As @lab bhattacharjee mentioned in the comments we have $\cos(2x)=2\cos^{2}(x)-1$ so $$\cos(x)=2\cos^{2}(\frac{x}{2})-1$$ and $\cos(x)+1=2\cos^{2}(\frac{x}{2}).$
Clearly $\cos^{2}(\frac{\pi}{2})=\cos^{2}(\frac{-\pi}{2})=0$, $\cos^2(0)=1$ and it follows that $0<2\cos^2(\frac{x}{2})\leq2$ for all $x\in(-\pi,\pi).$
Hence $$\frac{dy}{dx}=\frac{1}{1+\cos(x)}=\frac{1}{2\cos^{2}(\frac{x}{2})}$$ and from the previous calculations we have $\frac{1}{2\cos^{2}(\frac{x}{2})}\geq\frac{1}{2}$ for $-\pi<x<\pi.$
A: We know that
$$\frac{\sin{x}}{1+\cos{x}}=\frac{2\sin\frac{x}{2} \cos\frac{x}{2}}{1+2\cos^2\frac{x}{2}-1}=\frac{2\sin\frac{x}{2} \cos\frac{x}{2}}{2\cos^2\frac{x}{2}}=\tan\frac{x}{2}$$
And we know that
$$\frac{d}{dx}\tan\frac{x}{2}=\frac{1}{2}\sec^2\frac{x}{2}$$
As something squared is always positive, then the gradient must always be positive as required.
(Note: we have proved a stronger result; namely that the gradient is positive for all $x\in\mathbb R$, not just in the given interval.)
EDIT:
In answer to your comment:
We have
$$0<1+\cos{x}<2$$
Assuming you understand why this true, consider
$$\frac{1}{1+\cos{x}}$$
If $1+\cos{x}$ is very very very close to $2$, which is possible according to the inequality, then $\frac{1}{1+\cos{x}}$ is very very very close to- but very slightly greater- than $\frac{1}{2}$. (If you have trouble understanding why, here's another example: $\frac{1}{1.9}>\frac{1}{2}$.) So we have
$$\frac{1}{1+\cos{x}}>\frac{1}{2}$$
However, if $1+\cos{x}$ is very close to $0$, then the expression $\frac{1}{1+\cos{x}}$ gets extremely big; mathematically we say that as $1+\cos{x}$ approaches $0$, then $\frac{1}{1+\cos{x}}$ approaches infinity, or $\infty$ if you prefer.
Obviously, for the values of $1+\cos{x}$ in between $0$ and $2$, the value of $\frac{1}{1+\cos{x}}$ will be 'between' $\frac{1}{2}$ and $\infty$.
So, we can write that
$$\frac{1}{2}<\frac{1}{1+\cos{x}}<\infty$$
ie $$\frac{1}{2}<\frac{1}{1+\cos{x}}$$ as required.
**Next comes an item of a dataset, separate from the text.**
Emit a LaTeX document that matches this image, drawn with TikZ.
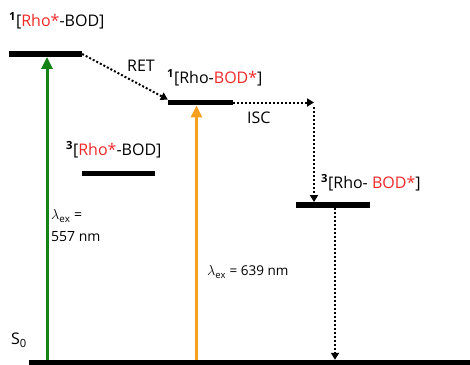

Remember; anything divide by $0$ is infinitely large, not $0$ (I believe that's the mistake that the examiners were alluding to). I hope that helps. If not, don't hesitate to ask any further questions.
Good luck in your A Levels, from one A-Level Student to another :)
A: Expressed  in terms of half angles
$$ y=\dfrac{2sc}{2cc}= \tan \frac x2$$
Its derivative $\dfrac{1}{2\cos^2(x/2)}$ is always $>0$ and increases monotonously between x-limits $\pm \pi. $